1. Since the time when St. Augustine, in a transport of love for the most Holy Eucharist, burst forth with his celebrated exclamation, "O Sacramentum Pietatis," there is no one but understands by that beautiful title the Sacrament of the Altar. It is now one of the recognized Eucharistic names. The word piety, in its Latin form, as well as in our own language, may bear many interpretations, but in this place we employ it to signify that sentiment of religious devotion towards God, which is called the gift of Piety.
2. Christian piety finds its food in prayer, in heavenly affections, in sweet tears, in thoughtful contemplation, and in all those perfumes of grace which form the unction of the Holy Ghost. But the chief and strongest food of Christian piety is the wheat of the elect, the wine that generates virgins(Zach 9:17). No piety can be either solid or lasting which is not nourished by this food, so appropriately called the Sacrament of Piety.
Piety is naught else but filial love, or that worship of love which we pay to God, as our Father. But upon what title do we claim adoption as the sons of such a Father? Certainly, because we have been incorporated with his natural and only-begotten Son, Jesus Christ, with whom we form but one body: now this incorporation, begun in baptism, is perpetuated and perfected by means of the most Holy Eucharist. Baptism kindled within us the first spark of filial love; that spark becomes fire and flame through the use of the Eucharist, by which we are more closely united with Jesus Christ, and the title of adoption as sons of our Father’ who is in heaven is ratified and strengthened. Hence, the Eucharistic bread is called "the children’s bread."

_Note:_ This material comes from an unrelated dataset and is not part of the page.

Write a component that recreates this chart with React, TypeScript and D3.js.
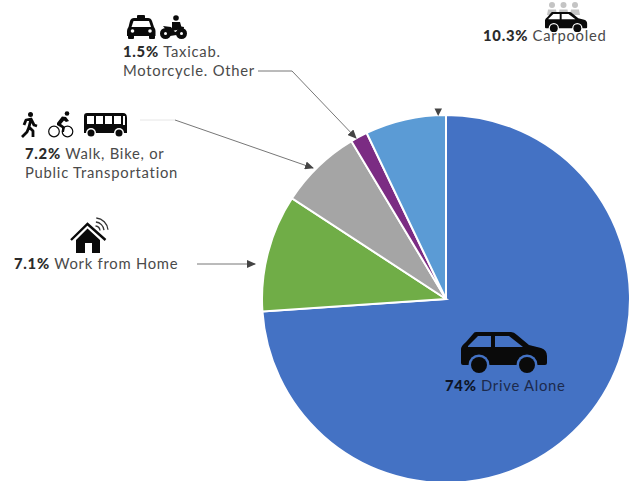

3. True piety is one of the seven gifts of the Holy Ghost (Is 11:2), for the sentiment and consciousness of our adoption as sons of God proceeds, as St. Paul teaches, from the Holy Ghost who is given.us, through whom we cry, "Abba, Father" (Rom 8:15,16).

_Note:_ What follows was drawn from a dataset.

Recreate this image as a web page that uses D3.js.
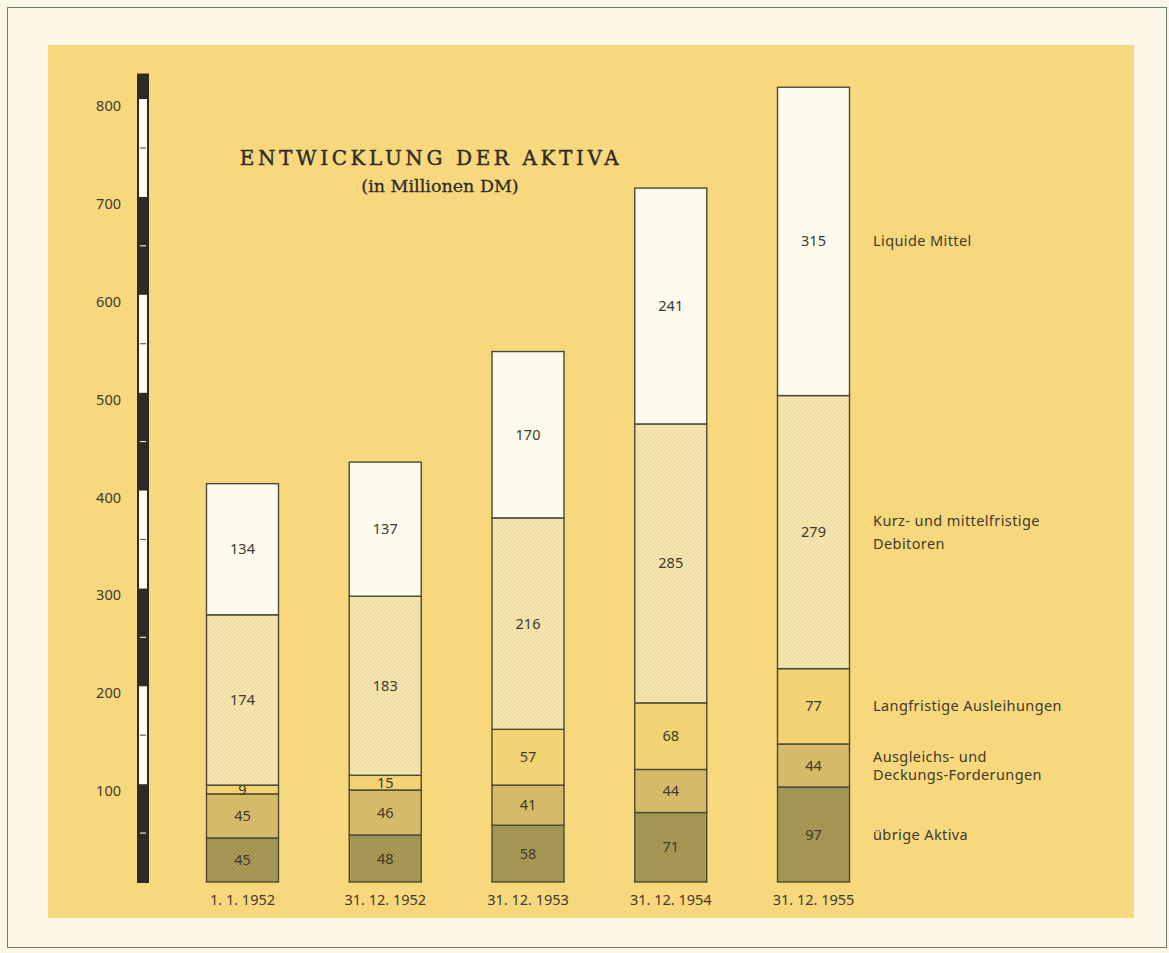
<!DOCTYPE html>
<html>
<head>
    <title>Entwicklung der Aktiva</title>
    <meta charset="utf-8">
    <script src="https://cdn.jsdelivr.net/npm/d3@7"></script>
    <style>
        body { margin: 0; background: #fcf7e6; }
        svg { display: block; font-family: 'Noto Sans', sans-serif; }
    </style>
</head>
<body>
    <svg id="chart" width="1169" height="953"></svg>

    <script>
        // data (in Millionen DM)
        var dates = ["1. 1. 1952", "31. 12. 1952", "31. 12. 1953", "31. 12. 1954", "31. 12. 1955"];
        var uebrigeAktiva = [45, 48, 58, 71, 97];
        var ausgleichsForderungen = [45, 46, 41, 44, 44];
        var langfristigeAusleihungen = [9, 15, 57, 68, 77];
        var kurzMittelfristig = [174, 183, 216, 285, 279];
        var liquideMittel = [134, 137, 170, 241, 315];
        var yTicks = [100, 200, 300, 400, 500, 600, 700, 800];

        var seriesNames = ["übrige Aktiva", "Ausgleichs- und\nDeckungs-Forderungen", "Langfristige Ausleihungen",
            "Kurz- und mittelfristige\nDebitoren", "Liquide Mittel"];
        var seriesValues = [uebrigeAktiva, ausgleichsForderungen, langfristigeAusleihungen, kurzMittelfristig, liquideMittel];
        var fills = ["#a99b55", "#d8bd6a", "#f6d675", "#f6e5ad", "#fdfaee"];
        var lineGap = [1.2, 1.25, 1.2, 1.6, 1.2];

        var svg = d3.select("#chart");

        // outer page frame and yellow panel
        svg.append("rect").attr("x", 7.5).attr("y", 7.5).attr("width", 1159).attr("height", 940)
            .attr("fill", "#fcf7e6").attr("stroke", "#6f7a6a").attr("stroke-width", 1);
        svg.append("rect").attr("x", 48).attr("y", 45).attr("width", 1086).attr("height", 873)
            .attr("fill", "#f8d87c");

        // hatch patterns for the textured segments
        var defs = svg.append("defs");
        fills.forEach(function (c, i) {
            var p = defs.append("pattern").attr("id", "pat" + i)
                .attr("patternUnits", "userSpaceOnUse").attr("width", 4).attr("height", 4);
            p.append("rect").attr("width", 4).attr("height", 4).attr("fill", c);
            if (i < 4) {
                p.append("path").attr("d", "M0,4 L4,0")
                    .attr("stroke", d3.color(c).darker(0.22)).attr("stroke-width", 0.8);
            }
            if (i === 0) {
                p.append("path").attr("d", "M0,0 L4,4")
                    .attr("stroke", d3.color(c).darker(0.22)).attr("stroke-width", 0.8);
            }
        });

        var y = d3.scaleLinear().domain([0, 800]).range([882, 99]);
        var x = d3.scalePoint().domain(dates).range([242.5, 813.5]);
        var barWidth = 72;

        // stack the series
        var table = dates.map(function (d, i) {
            var row = { date: d };
            seriesValues.forEach(function (s, k) { row["s" + k] = s[i]; });
            return row;
        });
        var stack = d3.stack().keys(seriesValues.map(function (s, k) { return "s" + k; }))(table);

        // the striped scale bar on the left
        var scaleG = svg.append("g");
        var blocks = d3.range(0, 825, 50);
        scaleG.selectAll("rect.block")
            .data(blocks)
            .join("rect")
            .attr("x", 138).attr("width", 10)
            .attr("y", function (d) { return y(Math.min(d + 50, 825)); })
            .attr("height", function (d) { return y(d) - y(Math.min(d + 50, 825)); })
            .attr("fill", function (d) { return Math.floor(d / 100) % 2 === 0 ? "#2e2a26" : "#fdfbf2"; });
        scaleG.append("rect").attr("x", 138).attr("width", 10)
            .attr("y", y(825)).attr("height", y(0) - y(825))
            .attr("fill", "none").attr("stroke", "#2e2a26").attr("stroke-width", 2);
        scaleG.selectAll("line.sep")
            .data(d3.range(50, 825, 100))
            .join("line")
            .attr("x1", 140).attr("x2", 146)
            .attr("y1", function (d) { return y(d); }).attr("y2", function (d) { return y(d); })
            .attr("stroke", function (d) { return Math.floor(d / 100) % 2 === 0 ? "#e8e2cc" : "#6b6457"; })
            .attr("stroke-width", 1.2);

        svg.selectAll("text.tick")
            .data(yTicks)
            .join("text")
            .attr("x", 121).attr("y", function (d) { return y(d) + 12; })
            .attr("text-anchor", "end")
            .style("font-size", "14.5px").style("fill", "#403a30")
            .text(function (d) { return d; });

        // stacked bars
        stack.forEach(function (layer, k) {
            svg.append("g").selectAll("rect")
                .data(layer)
                .join("rect")
                .attr("x", function (d) { return x(d.data.date) - barWidth / 2; })
                .attr("y", function (d) { return y(d[1]); })
                .attr("width", barWidth)
                .attr("height", function (d) { return y(d[0]) - y(d[1]); })
                .attr("fill", "url(#pat" + k + ")")
                .attr("stroke", "#4a4a38").attr("stroke-width", 1.4);

            svg.append("g").selectAll("text")
                .data(layer)
                .join("text")
                .attr("x", function (d) { return x(d.data.date); })
                .attr("y", function (d) { return (y(d[0]) + y(d[1])) / 2; })
                .attr("dy", "0.35em")
                .attr("text-anchor", "middle")
                .style("font-size", "14.5px").style("fill", "#403a30")
                .text(function (d) { return d[1] - d[0]; });

            // series name right of the last bar
            var last = layer[layer.length - 1];
            var lines = seriesNames[k].split("\n");
            var t = svg.append("text")
                .attr("x", 873)
                .attr("y", (y(last[0]) + y(last[1])) / 2)
                .style("font-size", "14.5px").style("fill", "#403a30")
                .style("letter-spacing", "0.4px");
            lines.forEach(function (ln, j) {
                t.append("tspan").attr("x", 873)
                    .attr("dy", j === 0 ? (0.35 - (lines.length - 1) * lineGap[k] / 2) + "em" : lineGap[k] + "em")
                    .text(ln);
            });
        });

        // date labels
        svg.selectAll("text.date")
            .data(dates)
            .join("text")
            .attr("x", function (d) { return x(d); })
            .attr("y", 905)
            .attr("text-anchor", "middle")
            .style("font-size", "14.5px").style("fill", "#403a30")
            .text(function (d) { return d; });

        // title
        svg.append("text")
            .attr("x", 431).attr("y", 165)
            .attr("text-anchor", "middle")
            .style("font-family", "'DejaVu Serif', serif")
            .style("font-size", "20px").style("letter-spacing", "3.6px")
            .style("fill", "#2e2a24").style("stroke", "#2e2a24").style("stroke-width", 0.4)
            .text("ENTWICKLUNG DER AKTIVA");
        svg.append("text")
            .attr("x", 440).attr("y", 192)
            .attr("text-anchor", "middle")
            .style("font-family", "'DejaVu Serif', serif")
            .style("font-size", "17.5px")
            .style("fill", "#2e2a24").style("stroke", "#2e2a24").style("stroke-width", 0.3)
            .text("(in Millionen DM)");
    </script>
</body>
</html>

Still the Holy Ghost, like every supernatural gift, is given to us, as St. Paul expresses it, "but to every one is given grace, according to the measure of the giving of Christ" (Eph 4:7) and therefore it is through Christ and from Christ that the spirit of piety flows into our souls. Christ first sent down the Holy Ghost on Pentecost day, and He continues still to send Him by means of his sacraments, especially by the sacrament of the Holy Eucharist, from which souls have always drawn and draw the noblest sentiments of Christian piety.
This explains why it is that in praying before the Blessed Sacrament, and still oftener in receiving it, we penetrate the loving secret of those words: "Our Father who art in heaven" and feel, too, the filial instinct working within us in those unspeakable communings which at times we hold with God; "unspeakable groanings." (Rom 8:26)
4. The filial sentiment of Christian piety takes divers forms; but the safest and least liable to illusions of imagination is that which manifests itself in devout worship of the Blessed Sacrament, and therefore Holy Writ characterizes the primitive ages of devotion and piety by the spiritual joy with which the faithful then broke daily the Eucharistic bread (Acts 2:4).
On this subject we have that truly beautiful passage of the Imitation of Christ:
"Many run to sundry places to visit the relics of the saints, and are astonished to hear of their wonderful works: they look at the spacious buildings of their churches, and kiss their sacred bones wrapped up in silk and gold; and, behold, Thou art present here to me on the altar, Thou, my God, Saint of saints, Creator of men, and Lord of angels. Oftentimes, in seeing those things, men are moved with curiosity and the novelty of things not yet seen, and but little fruit of amendment is reaped thereby, especially when men so lightly run hither and thither without true contrition.
"But here, in the Sacrament of the Altar, Thou art wholly present, my God, the Man Christ Jesus; where also the fruit of eternal salvation is plentifully reaped, as often as Thou art worthily and devoutly received. And to this we are not drawn by any levity, curiosity, or by sense, but by a firm faith, a devout hope, and a sincere charity."